Далеко в стране Колымской, или Золотодобытчики - страница 6
В субботу, чуть свет, припёрся друг Владимира – Васька Бондарь.
Это был давний друг, сколько он помнил себя, столько он помнил Бондаря. Был Васька длиньше Владимира, но и был тощее, хотя постоянно что-то жевал. Отличала Василия от всех детей любовь к уединению, это походило, скорее всего, на эгоизм. Володю он чуть ли не ревновал, когда тот заводил знакомство или дружбу с кем-нибудь другим, Ваську это злило, но, позлившись, он отходил. Если Васька узнавал место, где хорошо клевала рыба, то кроме своего кореша, Вовки, об этом ни с кем не делился. Если доставал хорошую книгу, давал почитать только другу, а всем другим говорил, что хуже, чем эта книга, он ничего не читал. Была у Василия самая заветная мечта, о которой знал только Владимир, – хотел Васька прославиться не иначе, как на весь мир, не меньше. Он бредил этой мечтой, но пальцем не пошевелил, чтобы начать воплощать её в явь. Ходил и постоянно мял теннисный мячик, дома у него был набор гантелей и гирь, по его мускулам было видно, что сила в парне есть, выносливость тоже, однако на этом всё желание его прославиться заканчивалось. Давно уже Владимир понял, что друг его страшно боится боли. Несколько раз, ещё по несмышленому ребячеству, приходилось драться со шпаной, от первого же удара Васька на своих длинных ногах давал дёру и приходилось Вовке одному за двоих драться с обидчиками. Боялся Васька заболеть, а страшнее всего умереть.

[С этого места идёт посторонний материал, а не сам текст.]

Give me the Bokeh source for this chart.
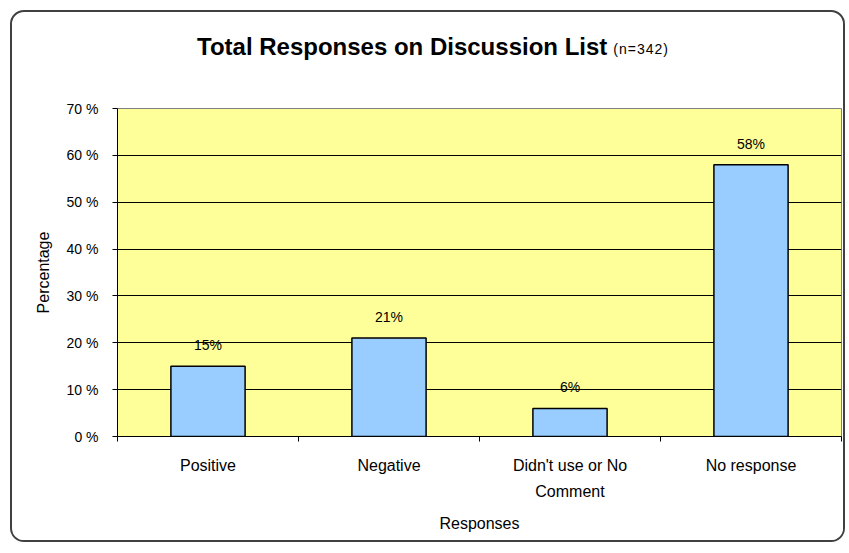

–Ты что, Вовка! Поранят меня, а ты знаешь, сколько всяких микробов? Попадёт инфекция, пойдёт заражение, а врачи наши! Сам знаешь какие! А умирать я боюсь!
Был Васька усидчивый, настырный и целеустремлённый, но по-своему. Он сам избавился от ошибок в диктантах. Историю выучил и знал лучше исторички, прочитал массу специальной исторической литературы. Был безотказным, если надо было куда-нибудь с ним сходить, но только вдвоём и только туда, где не было драк и мордобоя. После 7 класса он уехал в техникум, даже написал раза два другу и прислал ему свою фотографию. А через полтора месяца Бондарь вдруг заявился к Владимиру в гости.
– Ты понимаешь, Володя, вышел я как-то в лес, походил и на душе у меня стало так горько и невыносимо, что я взвыл от тоски. Вспомнил тебя, свой дом. Дождался стипендии и убежал. Не для меня все эти переживания по дому, по тебе, по своим родным местам, лучше я буду здесь жить в бедности, чем мотаться богатым по белому свету и тосковать, взвывая волком.
– А служить, Вась, как будешь?
– А меня не должны взять, у меня к призыву зрение будет -5, не меньше, я уже стал себе зрение портить, три года мотаться где-то я не хочу, – объяснил он и показал Владимиру чьи-то очки, которыми он и портил зрение.
– Дурак ты, Васька! Такое зрение потеряешь. Дурак!
Странности Василия становились всё оригинальнее. Он окончил курсы комбайнёров, но работать комбайнёром не стал: – Ты что! А вдруг я сломаю комбайн! Посадят же! В нём знаешь сколько деталек? Каждая может сломаться, а во время жатвы за это и статью пришить могут. Лучше уж умереть, чем в тюряге доходить, там из меня могут и Василису сделать.
О работе в шахте он и говорить не мог без содрогания: – Силикоз уже унёс мужиков без счёта, на кладбище, половина бывших шахтёров. Все наши знаменитости давно посгнивали, а кто жив, те ждут своего смертного часа. Не надо мне больших денег, мне здоровье превыше всего.
Учился он в это время в педагогическом училище, но работать учителем не хотел: «Да я их поубиваю, да я не знаю, что я с этими учениками сделаю, если они начнут выводить меня из себя. А за это посадить могут. Сидеть же я не хочу».